Rest in peace lilly i love you.
this is the last picture i got of her sleeping on the couch.
User avatar #90906 to #90778 - proxytoxic (08/19/2013) [-]
I know exactly how you feel, honest. I have a lot of cats (more than I care to count!) but I love each of them with all of my heart. Some days I wake up wondering just how much love I hold for them when I truly know that there is no limit. But just as I have felt love I have also felt loss, probably much more than what I would hope any person my age will ever have to feel. There have been tremendous moments where I curse at the world for taking something so small and precious, where little kittens have literally died in my arms after spending entire summers just to try and save them. I have bawled my heart and soul out knowing that they have suffered and that I could not help. But sometimes, what we do is never enough and that's the worst feeling in the world, knowing that you can't save what is already gone. I am so, so sorry that your little kitty and best friend is gone.
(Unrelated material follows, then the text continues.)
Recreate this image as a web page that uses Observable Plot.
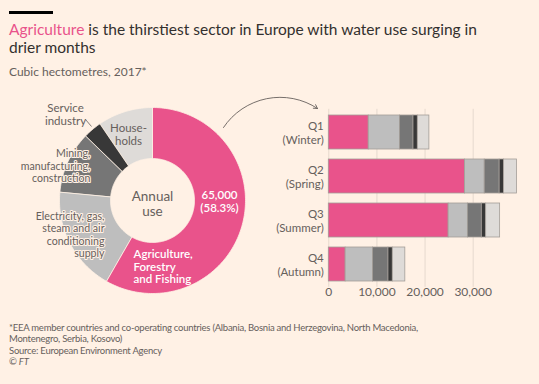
<!DOCTYPE html>
<html>
<head>
<meta charset="utf-8">
<script src="https://cdn.jsdelivr.net/npm/d3@7"></script>
<script src="https://cdn.jsdelivr.net/npm/@observablehq/plot@0.6"></script>
<style>
  html, body { margin: 0; padding: 0; background: #FFF1E5; }
  #wrap { position: relative; width: 539px; height: 384px; overflow: hidden; background: #FFF1E5; font-family: Lato, sans-serif; }
  #bar { position: absolute; left: 9px; top: 11px; width: 44px; height: 3px; background: #000; }
  #title { position: absolute; left: 9px; top: 20px; font-size: 15.5px; line-height: 18px; color: #33302E; }
  #title .hl { color: #E9538B; }
  #subtitle { position: absolute; left: 9px; top: 64px; font-size: 12px; color: #66605C; }
  #donut { position: absolute; left: 0; top: 85px; }
  #bars { position: absolute; left: 270px; top: 85px; }
  #footer { position: absolute; left: 9px; top: 322px; font-size: 9.5px; letter-spacing: -0.25px; line-height: 11.3px; color: #66605C; }
</style>
</head>
<body>
<div id="wrap">
  <div id="bar"></div>
  <div id="title"><span class="hl">Agriculture</span> is the thirstiest sector in Europe with water use surging in<br>drier months</div>
  <div id="subtitle">Cubic hectometres, 2017*</div>
  <div id="donut"></div>
  <div id="bars"></div>
  <div id="footer">*EEA member countries and co-operating countries (Albania, Bosnia and Herzegovina, North Macedonia,<br>Montenegro, Serbia, Kosovo)<br>Source: European Environment Agency<br>© <i>FT</i></div>
</div>
<script>
// ---- data ----
const quarters = ["Q1", "Q2", "Q3", "Q4"];
const quarterLabels = ["(Winter)", "(Spring)", "(Summer)", "(Autumn)"];
const sectors = [
  "Agriculture, Forestry and Fishing",
  "Electricity, gas, steam and air conditioning supply",
  "Mining, manufacturing, construction",
  "Service industry",
  "Households"
];
const agriculture = [8300, 28300, 24900, 3500];
const electricity = [6500, 4100, 4000, 5700];
const mining = [2800, 3100, 2900, 3200];
const service = [900, 900, 900, 900];
const households = [2400, 2700, 2900, 2600];
const xTicks = [0, 10000, 20000, 30000];

// ---- styling ----
const colors = ["#E9538B", "#BEBEBE", "#767676", "#383838", "#DEDBD8"];
const bg = "#FFF1E5";
const grey = "#66605C";

const seriesValues = [agriculture, electricity, mining, service, households];
const table = [];
quarters.forEach((q, i) => sectors.forEach((s, j) => table.push({quarter: q, sector: s, value: seriesValues[j][i]})));

const totals = sectors.map((s, j) => ({sector: s, total: d3.sum(seriesValues[j])}));
const grand = d3.sum(totals, d => d.total);

// ---- donut ----
const R0 = 42, R1 = 93;
const arcs = d3.pie().sort(null).value(d => d.total)(totals);
const poly = [];
for (const a of arcs) {
  const n = Math.max(4, Math.ceil((a.endAngle - a.startAngle) / 0.02));
  for (let k = 0; k <= n; k++) {
    const t = a.startAngle + (a.endAngle - a.startAngle) * k / n;
    poly.push({sector: a.data.sector, x: R1 * Math.sin(t), y: R1 * Math.cos(t)});
  }
  for (let k = n; k >= 0; k--) {
    const t = a.startAngle + (a.endAngle - a.startAngle) * k / n;
    poly.push({sector: a.data.sector, x: R0 * Math.sin(t), y: R0 * Math.cos(t)});
  }
}
const agriTotal = totals[0].total;

// annotation layout (offsets from donut centre, y up)
const labels = [
  {text: "House-\nholds", x: -24, y: 66, anchor: "middle", fill: grey, halo: false, size: 11.5},
  {text: "Service\nindustry", x: -87, y: 86, anchor: "middle", fill: grey, halo: false, size: 11.5},
  {text: "Mining,\nmanufacturing,\nconstruction", x: -62, y: 35, anchor: "end", fill: grey, halo: true, size: 10.6, lh: 1.2},
  {text: "Electricity, gas,\nsteam and air\nconditioning\nsupply", x: -48, y: -34, anchor: "end", fill: grey, halo: true, size: 10.6, lh: 1.17},
  {text: "Agriculture,\nForestry\nand Fishing", x: -19, y: -66, anchor: "start", fill: "#fff", halo: false, weight: 600, size: 11.5},
  {text: d3.format(",")(agriTotal) + "\n(" + d3.format(".1%")(agriTotal / grand) + ")", x: 67, y: -1, anchor: "middle", fill: "#fff", halo: false, weight: 600, size: 11.5}
];

const donut = Plot.plot({
  width: 330, height: 215,
  margin: 0,
  x: {domain: [-152, 178], axis: null},
  y: {domain: [-100, 115], axis: null},
  color: {domain: sectors, range: colors},
  style: {background: "transparent", fontFamily: "Lato, sans-serif", overflow: "visible"},
  marks: [
    Plot.line(poly, {x: "x", y: "y", z: "sector", fill: "sector", stroke: bg, strokeWidth: 0.8, curve: "linear-closed"}),
    Plot.text(["Annual\nuse"], {x: 0, y: -3, text: d => d, fill: grey, fontSize: 13.5, lineHeight: 1.15}),
    ...labels.map(l => Plot.text([l], {
      x: "x", y: "y", text: "text", textAnchor: l.anchor, fill: l.fill,
      fontSize: l.size, lineHeight: l.lh || 1.1,
      fontWeight: l.weight || 400,
      stroke: l.halo ? bg : null, strokeWidth: l.halo ? 2.2 : 0
    })),
    Plot.link([{x1: -67, y1: 81, x2: -61, y2: 74}], {x1: "x1", y1: "y1", x2: "x2", y2: "y2", stroke: grey, strokeWidth: 0.8}),
    Plot.arrow([{x1: 71, y1: 73, x2: 165, y2: 92}], {x1: "x1", y1: "y1", x2: "x2", y2: "y2", bend: 45, stroke: grey, strokeWidth: 0.9, headLength: 7})
  ]
});
document.getElementById("donut").append(donut);

// ---- bars ----
const labelOf = Object.fromEntries(quarters.map((q, i) => [q, q + "\n" + quarterLabels[i]]));
const fmt = d3.format(",");
const bars = Plot.plot({
  width: 269, height: 215,
  marginLeft: 58.3, marginRight: 18.2, marginTop: 23.8, marginBottom: 13.2,
  x: {domain: [0, 40000]},
  y: {domain: quarters, paddingInner: 0.2165, paddingOuter: 0.1},
  color: {domain: sectors, range: colors},
  style: {background: "transparent", fontFamily: "Lato, sans-serif", fontSize: "12px", color: grey, overflow: "visible"},
  marks: [
    Plot.gridX({ticks: xTicks, stroke: "#E6D9CE", strokeOpacity: 1, strokeWidth: 1}),
    Plot.barX(table, Plot.stackX({x: "value", y: "quarter", fill: "sector", stroke: "#a39d98", strokeWidth: 0.8, inset: 0})),
    Plot.axisX({ticks: xTicks, tickFormat: fmt, tickSize: 0, tickPadding: 0, fontSize: 12, fill: grey, label: null}),
    Plot.axisY({tickSize: 0, tickPadding: 5, tickFormat: d => labelOf[d], fontSize: 11.5, fill: grey, lineHeight: 1.2, label: null})
  ]
});
document.getElementById("bars").append(bars);
</script>
</body>
</html>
I'm so sorry for the pain and the sorrow that you have to endure. I wish I could tell you that everything happens for a reason, but I know that will never be enough (I've had it said to me many a time.) I only wish for you to know that there are many people who have felt as you do now, and I want to thank you for having a compassionate heart and opening your home to Lily. So please, please, please, from someone who has taken a hundred trips down the same road, understand that though Life is hell, it is also beautiful and mysterious. Cry your eyes out for the loss that you are bearing, but don't forget that there will be a time when you can at last smile from the memories that you and your best friend shared. From someone who relates, I wish the very best to you.
User avatar #90914 to #90906 - tomoya (08/20/2013) [-]
thanks for the kind words
means a whole lot.
User avatar #90782 to #90778 - teoberry (08/19/2013) [-]
Shit, don't know what to say. That sucks for you.